After some impressive displays of loyalty, a segment of the Republican base is losing patience with Herman Cain. A Reuters/ipsos poll conducted several days after the media reported allegations that Cain had sexually harassed former employees showed the percentage of Republicans who viewed him favorably had dropped to 57% from 66%. A 53% majority of all respondents — a pool that included Democrats as well as Republicans — reported they believed the allegations against Cain.

But this was before the case against Cain acquired a face, a name and a storyline. Yesterday, Sharon Bialek supplied all three. With attorney Gloria Allred at her elbow, Bialek told reporters how she’d sought Cain’s help in regaining her job at the National Restaurant Association. In Bialek’s words, as the two were sitting in Cain’s parked car following dinner, he slid his hand “under my skirt and reached for my genitals.

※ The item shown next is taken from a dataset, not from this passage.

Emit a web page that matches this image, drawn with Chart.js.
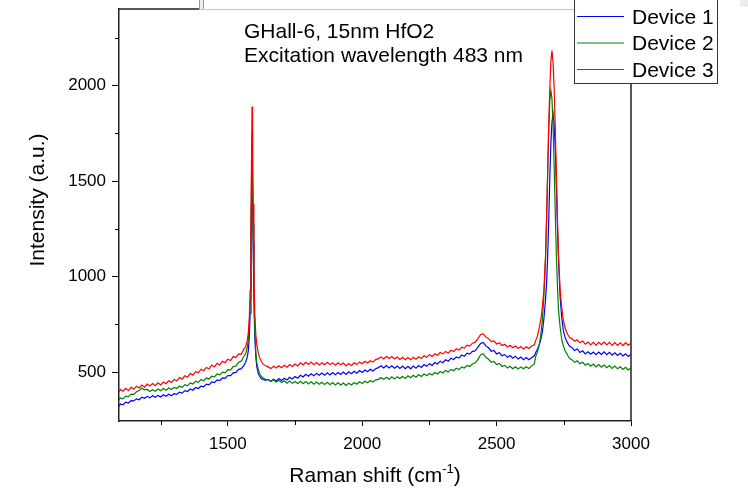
<!DOCTYPE html>
<html>
<head>
<meta charset="utf-8">
<script src="https://cdn.jsdelivr.net/npm/chart.js@4.4.1/dist/chart.umd.min.js"></script>
<style>
  html, body { margin: 0; padding: 0; background: #fff; }
  #plot { display: block; }
</style>
</head>
<body>
<canvas id="plot" width="748" height="489" style="width:748px;height:489px"></canvas>
<script>
// Raman shift (cm-1), shared by all three spectra
const ramanShift = [
  1096,1100,1110,1120,1130,1140,1150,1160,1170,1180,
  1190,1200,1210,1220,1230,1240,1250,1260,1270,1280,
  1290,1300,1310,1320,1330,1340,1350,1360,1370,1380,
  1390,1400,1410,1420,1430,1440,1450,1460,1470,1480,
  1490,1500,1510,1520,1530,1540,1550,1560,
  1566,1572,1576,1580,1583,1586,1588,1590,1592,1594,
  1597,1600,1604,1608,1614,1620,1626,1632,1640,
  1650,1660,1670,1680,1690,1700,1710,1720,1730,1740,
  1750,1760,1770,1780,1790,1800,1810,1820,1830,1840,
  1850,1860,1870,1880,1890,1900,1910,1920,1930,1940,
  1950,1960,1970,1980,1990,2000,2010,2020,2030,2040,
  2050,2060,2070,2080,2090,2100,2110,2120,2130,2140,
  2150,2160,2170,2180,2190,2200,2210,2220,2230,2240,
  2250,2260,2270,2280,2290,2300,2310,2320,2330,2340,
  2350,2360,2370,2380,2390,2400,2410,2420,2430,2440,
  2450,2460,2470,2480,2490,2500,2510,2520,2530,2540,
  2550,2560,2570,2580,2590,2600,2610,2620,2630,2640,
  2646,2652,2658,2664,2670,2676,2682,2686,2690,2694,
  2698,2702,2706,2710,2714,2718,2722,2726,2730,2736,
  2742,2748,2754,2760,2766,2772,
  2780,2790,2800,2810,2820,2830,2840,2850,2860,2870,
  2880,2890,2900,2910,2920,2930,2940,2950,2960,2970,
  2980,2990,3000
];

// Device 1 (blue)
const device1 = [
  322,334,330,344,339,352,350,361,356,370,
  364,374,366,377,369,379,371,382,374,385,
  377,388,384,396,391,404,399,412,406,420,
  415,427,424,438,434,449,446,460,456,470,
  468,482,482,497,499,515,519,536,
  552,578,612,690,810,1110,1340,1560,1390,1180,
  880,690,580,525,490,474,465,462,458,
  462,452,464,455,467,457,469,460,474,465,
  478,469,484,475,489,479,492,482,494,484,
  496,485,497,486,498,487,499,488,501,489,
  502,492,505,495,509,499,512,503,516,507,
  518,524,534,522,535,523,534,521,533,520,
  532,519,531,518,532,521,535,525,540,531,
  545,536,551,543,558,550,565,557,573,566,
  580,574,590,584,600,595,609,612,630,650,
  656,638,628,610,614,596,602,586,592,578,
  587,573,583,569,580,566,577,565,576,586,
  605,620,640,670,710,780,880,970,1110,1300,
  1520,1700,1810,1853,1800,1680,1490,1280,1100,900,
  790,720,685,665,648,636,
  630,614,622,603,612,596,607,594,606,592,
  605,593,607,592,604,589,602,588,599,585,
  597,583,594
];

// Device 2 (green)
const device2 = [
  356,366,361,375,372,386,384,398,404,416,
  408,410,399,409,401,412,403,415,406,418,
  410,421,415,428,420,435,429,444,438,453,
  447,462,455,470,465,479,476,491,486,500,
  497,514,512,530,532,552,558,585,
  596,628,668,748,880,1220,1490,1750,1500,1270,
  940,730,610,548,510,488,476,470,463,
  462,452,461,449,458,446,455,443,454,442,
  452,441,453,440,451,439,450,438,449,437,
  448,436,447,435,446,434,445,433,444,431,
  443,433,446,437,450,441,453,445,457,449,
  460,463,473,462,474,464,476,465,477,467,
  478,468,481,471,484,474,487,478,491,482,
  494,486,499,491,504,496,509,501,515,508,
  521,514,528,522,536,530,543,548,566,590,
  597,578,568,552,556,540,546,530,536,522,
  531,519,529,517,528,518,529,520,532,543,
  585,605,640,690,770,900,1090,1300,1540,1770,
  1920,1974,1930,1790,1580,1350,1130,960,830,740,
  675,640,615,600,585,572,
  566,552,560,544,552,537,546,532,543,528,
  540,526,538,524,535,520,532,518,529,515,
  526,512,522
];

// Device 3 (red)
const device3 = [
  398,410,401,416,405,421,412,427,418,433,
  422,438,428,441,430,445,434,449,440,455,
  447,462,455,472,464,482,474,493,485,503,
  497,516,508,525,517,537,528,547,538,557,
  550,568,561,582,577,596,594,622,
  632,665,705,790,930,1300,1600,1890,1620,1380,
  1030,820,700,640,596,570,552,541,534,
  528,519,531,522,534,524,537,526,540,530,
  543,533,549,538,552,541,553,540,551,538,
  550,539,552,540,549,537,550,539,548,533,
  546,536,549,540,554,545,557,548,560,553,
  566,571,580,570,583,572,582,569,580,567,
  578,566,577,565,578,568,581,572,586,578,
  592,583,597,589,603,596,609,601,615,608,
  623,616,631,626,642,637,652,656,675,696,
  702,684,676,660,664,648,655,640,646,632,
  641,628,637,624,634,622,633,624,636,644,
  668,690,730,770,840,930,1110,1310,1560,1800,
  1990,2130,2183,2120,1990,1790,1560,1320,1120,940,
  840,775,735,712,695,680,
  676,662,670,654,663,647,658,643,656,642,
  657,644,658,643,656,641,655,640,654,639,
  655,641,652
];

const seriesNames = ['Device 1', 'Device 2', 'Device 3'];
const seriesColors = ['#0000ff', '#008000', '#ff0000'];
const xTicks = [1500, 2000, 2500, 3000];
const yTicks = [500, 1000, 1500, 2000];
const minorX = [1250, 1750, 2250, 2750];
const minorY = [750, 1250, 1750, 2250];
const noteLines = ['GHall-6, 15nm HfO2', 'Excitation wavelength 483 nm'];

const FONT = "'Liberation Sans', Arial, sans-serif";

function toPoints(ys) {
  return ramanShift.map((x, i) => ({ x: x, y: ys[i] }));
}

// frame, minor ticks, titles, legend and the text note
const extras = {
  id: 'extras',
  afterDraw(chart) {
    const ctx = chart.ctx;
    const a = chart.chartArea;
    const x = chart.scales.x, y = chart.scales.y;
    ctx.save();

    // minor ticks
    ctx.strokeStyle = '#000';
    ctx.lineWidth = 1;
    ctx.beginPath();
    minorX.forEach(v => {
      const px = Math.round(x.getPixelForValue(v)) + 0.5;
      ctx.moveTo(px, a.bottom); ctx.lineTo(px, a.bottom + 4);
    });
    minorY.forEach(v => {
      const py = Math.round(y.getPixelForValue(v)) + 0.5;
      ctx.moveTo(a.left, py); ctx.lineTo(a.left - 4, py);
    });
    ctx.stroke();

    // top and right of the frame
    ctx.lineWidth = 1.5;
    ctx.strokeStyle = '#222';
    ctx.beginPath();
    ctx.moveTo(a.left, a.top); ctx.lineTo(199, a.top);
    ctx.moveTo(a.right, a.top); ctx.lineTo(a.right, a.bottom);
    ctx.stroke();
    ctx.lineWidth = 1;
    ctx.strokeStyle = '#c8c8c8';
    ctx.beginPath();
    ctx.moveTo(199, a.top + 0.5); ctx.lineTo(a.right, a.top + 0.5);
    ctx.stroke();

    // little window edge bits seen in the screenshot
    ctx.fillStyle = '#ececec';
    ctx.fillRect(199, 0, 5, a.top);
    ctx.strokeStyle = '#9a9a9a';
    ctx.beginPath();
    ctx.moveTo(199.5, 0); ctx.lineTo(199.5, a.top);
    ctx.moveTo(203.5, 0); ctx.lineTo(203.5, a.top);
    ctx.stroke();
    ctx.fillStyle = '#ededed';
    ctx.fillRect(740, 0, 8, 7);

    // note text
    ctx.fillStyle = '#000';
    ctx.font = '21px ' + FONT;
    ctx.textAlign = 'left';
    ctx.textBaseline = 'alphabetic';
    ctx.fillText(noteLines[0], 244, 38);
    ctx.fillText(noteLines[1], 244, 62);

    // legend
    const lx = 574.5, lw = 143, lb = 83.5;
    ctx.fillStyle = '#fff';
    ctx.fillRect(lx, -2, lw, lb + 2);
    ctx.strokeStyle = '#333';
    ctx.lineWidth = 1;
    ctx.strokeRect(lx, -2, lw, lb + 2);
    const rows = [16, 42.5, 69];
    chart.data.datasets.forEach((ds, i) => {
      ctx.strokeStyle = ds.borderColor;
      ctx.beginPath();
      ctx.moveTo(577, rows[i] + 0.5); ctx.lineTo(624, rows[i] + 0.5);
      ctx.stroke();
      ctx.fillStyle = '#000';
      ctx.fillText(ds.label, 632, rows[i] + 7.5);
    });

    // axis titles
    ctx.font = '21px ' + FONT;
    const main = 'Raman shift (cm', sup = '-1', close = ')';
    const w1 = ctx.measureText(main).width;
    const w3 = ctx.measureText(close).width;
    ctx.font = '13px ' + FONT;
    const w2 = ctx.measureText(sup).width;
    let tx = (a.left + a.right) / 2 - (w1 + w2 + w3) / 2;
    const tb = 482;
    ctx.font = '21px ' + FONT;
    ctx.fillText(main, tx, tb);
    ctx.font = '13px ' + FONT;
    ctx.fillText(sup, tx + w1, tb - 9);
    ctx.font = '21px ' + FONT;
    ctx.fillText(close, tx + w1 + w2, tb);

    ctx.translate(38, 200);
    ctx.rotate(-Math.PI / 2);
    ctx.textAlign = 'center';
    ctx.textBaseline = 'middle';
    ctx.fillText('Intensity (a.u.)', 0, 0);

    ctx.restore();
  }
};

function noScalePadding(s) {
  s.paddingTop = 0;
  s.paddingBottom = 0;
  s.paddingLeft = 0;
  s.paddingRight = 0;
}

const ctx = document.getElementById('plot');

new Chart(ctx, {
  type: 'line',
  data: {
    datasets: [
      { label: seriesNames[0], data: toPoints(device1), borderColor: seriesColors[0], order: 3 },
      { label: seriesNames[1], data: toPoints(device2), borderColor: seriesColors[1], order: 2 },
      { label: seriesNames[2], data: toPoints(device3), borderColor: seriesColors[2], order: 1 }
    ]
  },
  options: {
    responsive: false,
    animation: false,
    devicePixelRatio: 1,
    layout: { padding: { top: 9, right: 117, left: 0, bottom: 0 } },
    elements: {
      point: { radius: 0 },
      line: { borderWidth: 1.2, tension: 0, fill: false }
    },
    plugins: {
      legend: { display: false },
      tooltip: { enabled: false }
    },
    scales: {
      x: {
        type: 'linear',
        min: 1095,
        max: 3000,
        afterBuildTicks: s => { s.ticks = xTicks.map(v => ({ value: v })); },
        ticks: {
          callback: v => String(v),
          padding: 8,
          color: '#000',
          font: { family: FONT, size: 17 },
          maxRotation: 0,
          autoSkip: false
        },
        grid: { drawOnChartArea: false, tickLength: 5, tickColor: '#000', tickWidth: 1 },
        border: { color: '#222', width: 1.5 },
        afterFit: s => { s.height = 68; noScalePadding(s); }
      },
      y: {
        type: 'linear',
        min: 245,
        max: 2400,
        afterBuildTicks: s => { s.ticks = yTicks.map(v => ({ value: v })); },
        ticks: {
          callback: v => String(v),
          padding: 6,
          color: '#000',
          font: { family: FONT, size: 17 },
          autoSkip: false
        },
        grid: { drawOnChartArea: false, tickLength: 7, tickColor: '#000', tickWidth: 1 },
        border: { color: '#222', width: 1.5 },
        afterFit: s => { s.width = 119; noScalePadding(s); }
      }
    }
  },
  plugins: [extras]
});

console.log("Finished setting up graph");
</script>
</body>
</html>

He also grabbed my head and brought it toward his crotch.”

When Bialek balked, Cain delivered the line that has already inspired a bumper sticker, and might well take its place alongside “I didn’t inhale” in some big book of quotations from American politicians. He asked her: “You want a job, right?”

Some observers, including Slate’s David Weigel and lawyer Zerlina Maxwell, are suggesting that Cain’s advances, if Bialek’s account can be believed, qualify as a sexual assault. I wouldn’t know. In my non-juror’s eyes, they seem simply crass and oafish, and in ways oddly resonant with Cain’s entire approach to campaigning.

To put it charitably, Cain has serious taste and tone issues. In his 9/11 tribute video, he croons “God Bless America” over footage of the hijacked planes slamming into the Twin Towers, and over audio of horrified eyewitness screams. The effect is a little like hearing “Hey, Good Lookin’” played at a model’s open-casket funeral. His strictly partisan messages are even tackier. In this radio ad, run by America’s PAC, Cain plays the voice of the Republican superego, chastising a Democrat for being unemployed, for cheating on his wife, and for favoring abortion because “if you make a little mistake with one of your ho’s, you’ll want to dispose of that problem toute de suite, no questions asked.”

If Cain were a self-conscious provocateur, all of this might seem daring and edgy. But I don’t think that’s it at all. Cain’s a button-down company man with a bachelors in math and a masters in computer science. There just happens to be an enormous disconnect between what he finds compelling, tasteful and persuasive, and what the vast run of humanity does. In this by-now infamous TV spot, Cain campaign manager Mark Block, a cipher to most of the voting public, recites a few banalities into the camera and chases them with a cloud of cigarette smoke. A reassuring pat on the hand to smokers like me, or perhaps to Big Tobacco? Maybe, but that can’t explain the spot’s conclusion, where Cain’s face breaks into a weirdly exalted smile. He ends up looking less like the cat who swallowed the canary than like the Mona Lisa, if she had swallowed a canary.

If you throw in Cain’s joke about protecting America’s borders with an electrified fence, he starts to look like an American edition of Italian prime minister Silvio Berlusconi. Both have sizable private fortunes; both crack jokes to make the masses cringe. Berlusconi, for example, once told Martin Schulz, a German member of the European Parliament, that he should play a concentration camp guard in a film. When accused of having an affair with a 17-year-old belly dancer who performed under the name “Ruby Rubacori,” he told the press, “It’s better to be passionate for beautiful girls than to be gay.”

But Berlusconi’s insolence has always looked calculated, his way of reminding opponents that impeachment or rejection at the polls will mean nothing worse than a return to private life as a mobbed-up media mogul. Cain’s gaffes seem to signify some basic, possibly congenital deficiency in timing and bienséance. Maybe math-and-computer people just see the world through eyes unique to their species. If Cain invited, say, a Vulcan girl to a private screening of his ads, she might find him a cross between Churchill and Lord Byron, provided Cain picked the right moment in her seven-year sexual response cycle to make his move.

Well, Berlusconi’s on his way out. Anyway, these are no more than the conceits of a blogger (who, full disclosure, performed lousily on the math section of his SATs and GREs). I can’t say how much truth, if any, is in Bialek’s story, but it follows logically to me that any man who tries to seduce America by these means might well try to seduce a woman without kisses or compliments.